#### WRITTEN TASK:
Reproduce the listing below exactly, minus its pictures.

#### DATA EXCERPTS:

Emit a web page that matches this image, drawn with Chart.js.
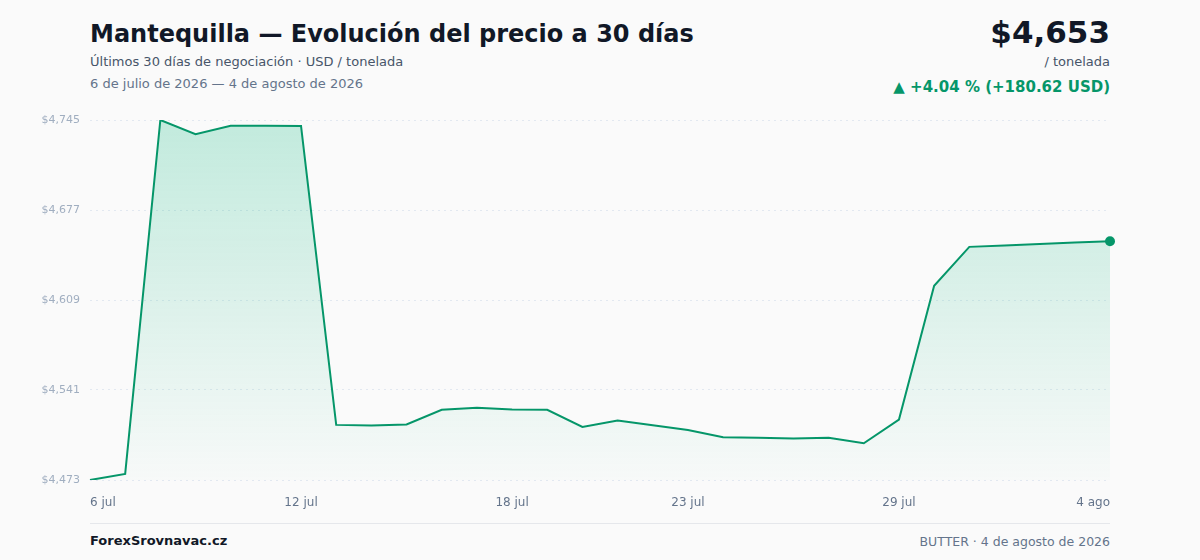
<!DOCTYPE html>
<html lang="es">
<head>
<meta charset="utf-8">
<title>Mantequilla — Evolución del precio a 30 días</title>
<script src="https://cdn.jsdelivr.net/npm/chart.js@4/dist/chart.umd.min.js"></script>
<style>
  html, body { margin: 0; padding: 0; }
  body {
    width: 1200px; height: 560px; position: relative; overflow: hidden;
    background: #fafafa; font-family: "DejaVu Sans", sans-serif;
  }
  .abs { position: absolute; white-space: nowrap; }
  #title { left: 90px; top: 20px; font-size: 24px; font-weight: bold; color: #111827; }
  #sub { left: 90px; top: 54px; font-size: 13px; color: #475569; }
  #range { left: 90px; top: 76px; font-size: 13px; color: #64748b; }
  #price { right: 90px; top: 14px; font-size: 31px; font-weight: bold; color: #111827; }
  #unit { right: 90px; top: 54px; font-size: 13px; color: #475569; }
  #change { right: 90px; top: 78px; font-size: 15px; font-weight: bold; color: #059669; }
  #wrap { left: 0; top: 100px; width: 1200px; height: 420px; }
  #rule { left: 90px; top: 523px; width: 1020px; height: 1px; background: #e5e7eb; }
  #brand { left: 90px; top: 533px; font-size: 13px; font-weight: bold; color: #111827; }
  #stamp { right: 90px; top: 534px; font-size: 12.5px; color: #64748b; }
</style>
</head>
<body>
<div class="abs" id="title">Mantequilla — Evolución del precio a 30 días</div>
<div class="abs" id="sub">Últimos 30 días de negociación · USD / tonelada</div>
<div class="abs" id="range">6 de julio de 2026 — 4 de agosto de 2026</div>
<div class="abs" id="price">$4,653</div>
<div class="abs" id="unit">/ tonelada</div>
<div class="abs" id="change">▲ +4.04 % (+180.62 USD)</div>
<div class="abs" id="wrap"><canvas id="priceChart"></canvas></div>
<div class="abs" id="rule"></div>
<div class="abs" id="brand">ForexSrovnavac.cz</div>
<div class="abs" id="stamp">BUTTER · 4 de agosto de 2026</div>

<script>
// daily closes, USD per tonne
const days = [
  '6 jul', '7 jul', '8 jul', '9 jul', '10 jul', '11 jul', '12 jul', '13 jul', '14 jul', '15 jul',
  '16 jul', '17 jul', '18 jul', '19 jul', '20 jul', '21 jul', '22 jul', '23 jul', '24 jul', '25 jul',
  '26 jul', '27 jul', '28 jul', '29 jul', '30 jul', '31 jul', '1 ago', '2 ago', '3 ago', '4 ago'
];
const prices = [
  4472.6, 4477.2, 4745.0, 4734.2, 4740.7, 4740.6, 4740.5, 4514.3, 4513.8, 4514.6,
  4525.7, 4527.2, 4525.9, 4525.7, 4512.8, 4517.6, 4514.0, 4510.5, 4505.0, 4504.5,
  4504.0, 4504.5, 4500.4, 4518.3, 4619.6, 4649.0, 4650.0, 4651.1, 4652.3, 4653.2
];
const shownDays = ['6 jul', '12 jul', '18 jul', '23 jul', '29 jul', '4 ago'];

const green = '#059669';
const lo = Math.min(...prices);
const hi = Math.max(...prices);

// only the last point gets a marker
const radii = prices.map((v, i) => i === prices.length - 1 ? 5 : 0);

const ctx = document.getElementById('priceChart').getContext('2d');
new Chart(ctx, {
  type: 'line',
  data: {
    labels: days,
    datasets: [{
      data: prices,
      borderColor: green,
      borderWidth: 2,
      tension: 0,
      pointRadius: radii,
      pointBackgroundColor: green,
      pointBorderWidth: 0,
      fill: 'start',
      backgroundColor: (c) => {
        const area = c.chart.chartArea;
        if (!area) return 'rgba(16,185,129,0.15)';
        const g = c.chart.ctx.createLinearGradient(0, area.top, 0, area.bottom);
        g.addColorStop(0, 'rgba(16,185,129,0.24)');
        g.addColorStop(1, 'rgba(16,185,129,0.01)');
        return g;
      }
    }]
  },
  options: {
    responsive: true,
    maintainAspectRatio: false,
    animation: false,
    layout: { padding: { top: 20, right: 90, left: 0, bottom: 0 } },
    plugins: { legend: { display: false }, tooltip: { enabled: false } },
    scales: {
      x: {
        grid: { display: false, drawTicks: false },
        border: { display: false },
        afterFit: (s) => { s.height = 40; },
        ticks: {
          autoSkip: false,
          maxRotation: 0,
          align: 'inner',
          padding: 16,
          color: '#64748b',
          font: { family: 'DejaVu Sans', size: 12 },
          callback: function (v, i) {
            const l = this.getLabelForValue(v);
            return shownDays.includes(l) ? l : '';
          }
        }
      },
      y: {
        min: lo,
        max: hi,
        border: { display: false, dash: [2, 4] },
        grid: { color: '#e2e8f0', drawTicks: false, lineWidth: 1 },
        afterFit: (s) => { s.width = 90; },
        afterBuildTicks: (s) => {
          const step = (hi - lo) / 4;
          s.ticks = [0, 1, 2, 3, 4].map(k => ({ value: lo + k * step }));
        },
        ticks: {
          padding: 10,
          color: '#a0aec0',
          font: { family: 'DejaVu Sans', size: 11 },
          callback: (v) => '$' + Math.round(v).toLocaleString('en-US')
        }
      }
    }
  }
});
</script>
</body>
</html>
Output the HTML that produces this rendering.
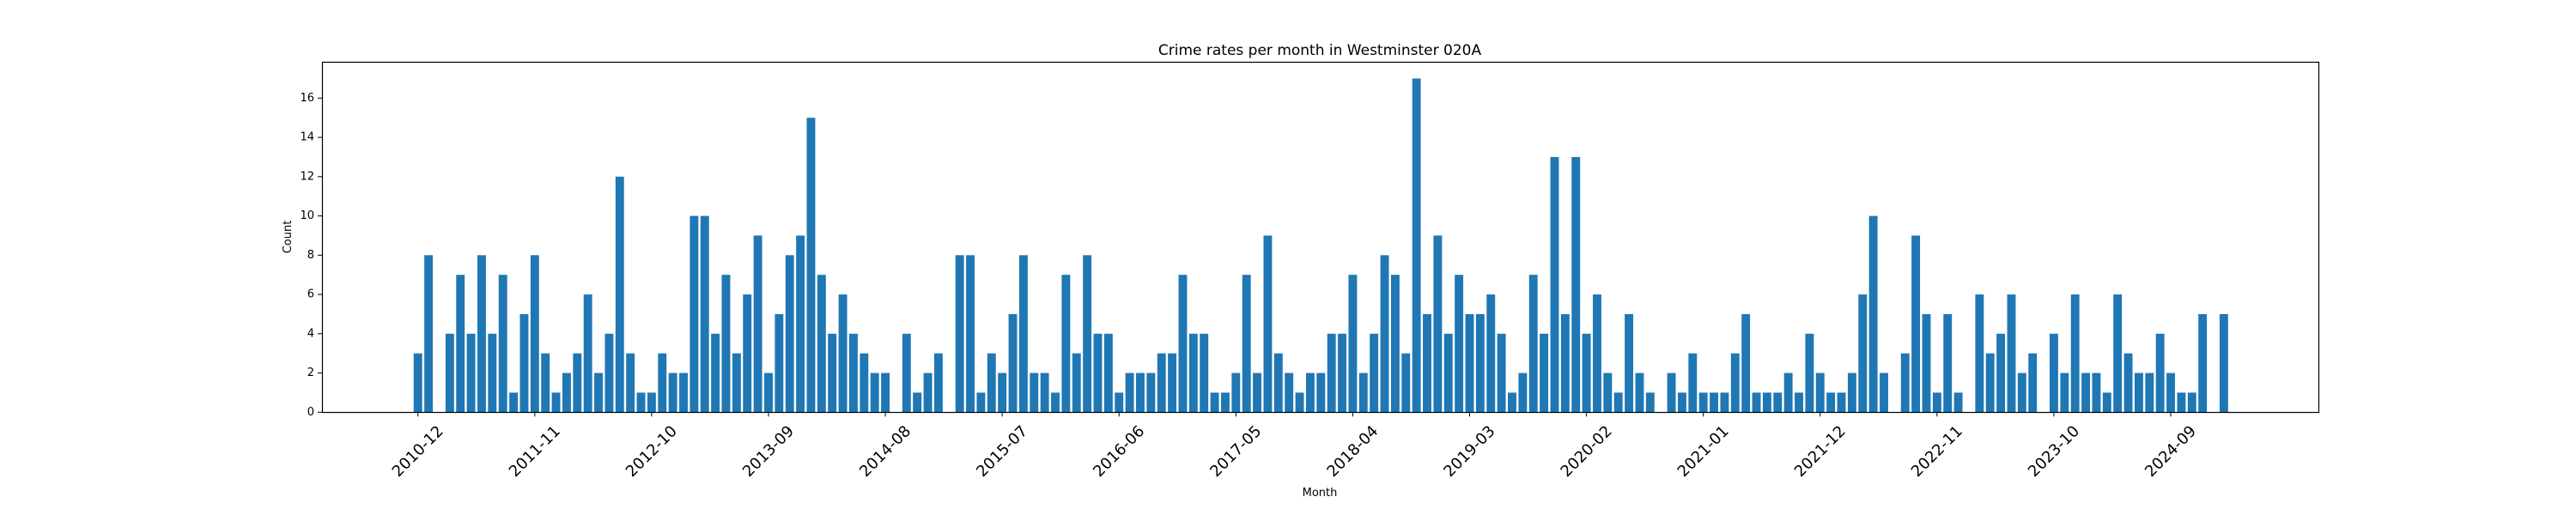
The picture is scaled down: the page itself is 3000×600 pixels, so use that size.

#### RESULT:
Emit a web page that matches this image, drawn with Chart.js.
<!DOCTYPE html>
<html lang="es">
<head>
<meta charset="utf-8">
<title>Mantequilla — Evolución del precio a 30 días</title>
<script src="https://cdn.jsdelivr.net/npm/chart.js@4/dist/chart.umd.min.js"></script>
<style>
  html, body { margin: 0; padding: 0; }
  body {
    width: 1200px; height: 560px; position: relative; overflow: hidden;
    background: #fafafa; font-family: "DejaVu Sans", sans-serif;
  }
  .abs { position: absolute; white-space: nowrap; }
  #title { left: 90px; top: 20px; font-size: 24px; font-weight: bold; color: #111827; }
  #sub { left: 90px; top: 54px; font-size: 13px; color: #475569; }
  #range { left: 90px; top: 76px; font-size: 13px; color: #64748b; }
  #price { right: 90px; top: 14px; font-size: 31px; font-weight: bold; color: #111827; }
  #unit { right: 90px; top: 54px; font-size: 13px; color: #475569; }
  #change { right: 90px; top: 78px; font-size: 15px; font-weight: bold; color: #059669; }
  #wrap { left: 0; top: 100px; width: 1200px; height: 420px; }
  #rule { left: 90px; top: 523px; width: 1020px; height: 1px; background: #e5e7eb; }
  #brand { left: 90px; top: 533px; font-size: 13px; font-weight: bold; color: #111827; }
  #stamp { right: 90px; top: 534px; font-size: 12.5px; color: #64748b; }
</style>
</head>
<body>
<div class="abs" id="title">Mantequilla — Evolución del precio a 30 días</div>
<div class="abs" id="sub">Últimos 30 días de negociación · USD / tonelada</div>
<div class="abs" id="range">6 de julio de 2026 — 4 de agosto de 2026</div>
<div class="abs" id="price">$4,653</div>
<div class="abs" id="unit">/ tonelada</div>
<div class="abs" id="change">▲ +4.04 % (+180.62 USD)</div>
<div class="abs" id="wrap"><canvas id="priceChart"></canvas></div>
<div class="abs" id="rule"></div>
<div class="abs" id="brand">ForexSrovnavac.cz</div>
<div class="abs" id="stamp">BUTTER · 4 de agosto de 2026</div>

<script>
// daily closes, USD per tonne
const days = [
  '6 jul', '7 jul', '8 jul', '9 jul', '10 jul', '11 jul', '12 jul', '13 jul', '14 jul', '15 jul',
  '16 jul', '17 jul', '18 jul', '19 jul', '20 jul', '21 jul', '22 jul', '23 jul', '24 jul', '25 jul',
  '26 jul', '27 jul', '28 jul', '29 jul', '30 jul', '31 jul', '1 ago', '2 ago', '3 ago', '4 ago'
];
const prices = [
  4472.6, 4477.2, 4745.0, 4734.2, 4740.7, 4740.6, 4740.5, 4514.3, 4513.8, 4514.6,
  4525.7, 4527.2, 4525.9, 4525.7, 4512.8, 4517.6, 4514.0, 4510.5, 4505.0, 4504.5,
  4504.0, 4504.5, 4500.4, 4518.3, 4619.6, 4649.0, 4650.0, 4651.1, 4652.3, 4653.2
];
const shownDays = ['6 jul', '12 jul', '18 jul', '23 jul', '29 jul', '4 ago'];

const green = '#059669';
const lo = Math.min(...prices);
const hi = Math.max(...prices);

// only the last point gets a marker
const radii = prices.map((v, i) => i === prices.length - 1 ? 5 : 0);

const ctx = document.getElementById('priceChart').getContext('2d');
new Chart(ctx, {
  type: 'line',
  data: {
    labels: days,
    datasets: [{
      data: prices,
      borderColor: green,
      borderWidth: 2,
      tension: 0,
      pointRadius: radii,
      pointBackgroundColor: green,
      pointBorderWidth: 0,
      fill: 'start',
      backgroundColor: (c) => {
        const area = c.chart.chartArea;
        if (!area) return 'rgba(16,185,129,0.15)';
        const g = c.chart.ctx.createLinearGradient(0, area.top, 0, area.bottom);
        g.addColorStop(0, 'rgba(16,185,129,0.24)');
        g.addColorStop(1, 'rgba(16,185,129,0.01)');
        return g;
      }
    }]
  },
  options: {
    responsive: true,
    maintainAspectRatio: false,
    animation: false,
    layout: { padding: { top: 20, right: 90, left: 0, bottom: 0 } },
    plugins: { legend: { display: false }, tooltip: { enabled: false } },
    scales: {
      x: {
        grid: { display: false, drawTicks: false },
        border: { display: false },
        afterFit: (s) => { s.height = 40; },
        ticks: {
          autoSkip: false,
          maxRotation: 0,
          align: 'inner',
          padding: 16,
          color: '#64748b',
          font: { family: 'DejaVu Sans', size: 12 },
          callback: function (v, i) {
            const l = this.getLabelForValue(v);
            return shownDays.includes(l) ? l : '';
          }
        }
      },
      y: {
        min: lo,
        max: hi,
        border: { display: false, dash: [2, 4] },
        grid: { color: '#e2e8f0', drawTicks: false, lineWidth: 1 },
        afterFit: (s) => { s.width = 90; },
        afterBuildTicks: (s) => {
          const step = (hi - lo) / 4;
          s.ticks = [0, 1, 2, 3, 4].map(k => ({ value: lo + k * step }));
        },
        ticks: {
          padding: 10,
          color: '#a0aec0',
          font: { family: 'DejaVu Sans', size: 11 },
          callback: (v) => '$' + Math.round(v).toLocaleString('en-US')
        }
      }
    }
  }
});
</script>
</body>
</html>
Output the HTML that produces this rendering.
The picture is scaled down: the page itself is 3000×600 pixels, so use that size.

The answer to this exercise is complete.